▼

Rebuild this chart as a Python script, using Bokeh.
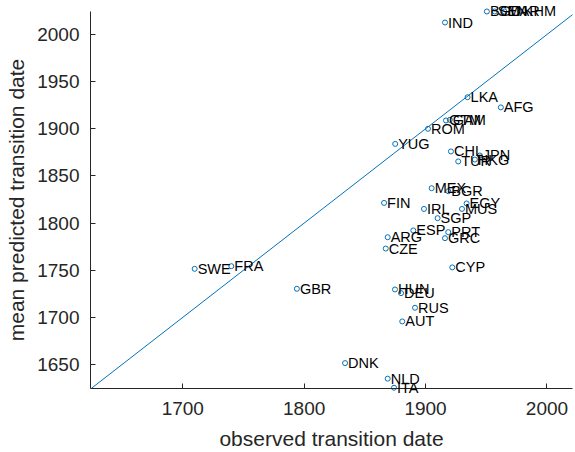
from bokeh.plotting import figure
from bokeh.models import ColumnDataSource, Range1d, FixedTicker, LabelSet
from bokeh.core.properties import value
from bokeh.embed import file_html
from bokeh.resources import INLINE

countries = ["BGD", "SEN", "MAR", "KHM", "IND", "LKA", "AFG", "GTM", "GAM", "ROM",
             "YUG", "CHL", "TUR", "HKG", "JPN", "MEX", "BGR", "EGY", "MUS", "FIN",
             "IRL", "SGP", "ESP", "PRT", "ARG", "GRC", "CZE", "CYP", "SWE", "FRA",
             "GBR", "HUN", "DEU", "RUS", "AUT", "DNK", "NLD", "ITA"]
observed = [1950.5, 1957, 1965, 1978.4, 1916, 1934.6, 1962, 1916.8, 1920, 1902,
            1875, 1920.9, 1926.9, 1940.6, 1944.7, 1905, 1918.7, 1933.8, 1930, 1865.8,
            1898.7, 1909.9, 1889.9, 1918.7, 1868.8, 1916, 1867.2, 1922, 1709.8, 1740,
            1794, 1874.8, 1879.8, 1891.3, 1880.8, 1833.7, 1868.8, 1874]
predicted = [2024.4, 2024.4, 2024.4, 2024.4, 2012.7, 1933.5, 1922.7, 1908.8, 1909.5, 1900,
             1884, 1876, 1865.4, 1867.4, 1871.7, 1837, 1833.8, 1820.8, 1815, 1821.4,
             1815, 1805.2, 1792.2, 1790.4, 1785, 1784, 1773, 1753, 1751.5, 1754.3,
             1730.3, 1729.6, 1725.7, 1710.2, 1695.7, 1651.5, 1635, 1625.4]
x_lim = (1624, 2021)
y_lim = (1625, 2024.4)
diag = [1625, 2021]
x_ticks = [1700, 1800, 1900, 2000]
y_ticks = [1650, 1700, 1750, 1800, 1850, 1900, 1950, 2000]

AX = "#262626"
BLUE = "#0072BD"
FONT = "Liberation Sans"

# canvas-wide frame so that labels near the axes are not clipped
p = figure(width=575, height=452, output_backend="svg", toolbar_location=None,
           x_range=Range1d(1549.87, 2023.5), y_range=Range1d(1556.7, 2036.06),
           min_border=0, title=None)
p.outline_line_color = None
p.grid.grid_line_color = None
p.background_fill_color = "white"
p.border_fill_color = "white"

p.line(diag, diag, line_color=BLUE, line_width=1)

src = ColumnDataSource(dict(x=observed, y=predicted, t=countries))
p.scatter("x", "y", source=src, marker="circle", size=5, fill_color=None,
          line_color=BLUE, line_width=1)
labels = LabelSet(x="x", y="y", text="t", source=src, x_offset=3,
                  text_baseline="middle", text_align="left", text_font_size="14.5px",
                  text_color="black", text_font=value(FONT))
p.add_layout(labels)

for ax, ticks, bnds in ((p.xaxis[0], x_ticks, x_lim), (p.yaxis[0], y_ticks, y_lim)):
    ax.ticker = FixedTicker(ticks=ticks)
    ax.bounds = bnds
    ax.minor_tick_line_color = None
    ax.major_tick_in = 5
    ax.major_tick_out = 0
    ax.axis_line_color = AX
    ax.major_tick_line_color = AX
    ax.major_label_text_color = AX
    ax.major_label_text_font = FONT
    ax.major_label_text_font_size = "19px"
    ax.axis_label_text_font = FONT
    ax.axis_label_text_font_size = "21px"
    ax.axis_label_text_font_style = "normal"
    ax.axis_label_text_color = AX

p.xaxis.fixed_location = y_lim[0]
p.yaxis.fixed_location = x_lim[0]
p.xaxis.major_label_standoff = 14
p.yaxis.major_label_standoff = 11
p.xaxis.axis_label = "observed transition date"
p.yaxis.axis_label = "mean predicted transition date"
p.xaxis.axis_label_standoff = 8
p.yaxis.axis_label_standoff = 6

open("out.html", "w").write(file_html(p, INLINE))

▲

• _Exercise description_: Quote, please, every line of the material above from its start through the line that has "from bokeh.resources import INLINE", reproducing the words exactly and dropping any images.

• _Expected answer_:
Rebuild this chart as a Python script, using Bokeh.
from bokeh.plotting import figure
from bokeh.models import ColumnDataSource, Range1d, FixedTicker, LabelSet
from bokeh.core.properties import value
from bokeh.embed import file_html
from bokeh.resources import INLINE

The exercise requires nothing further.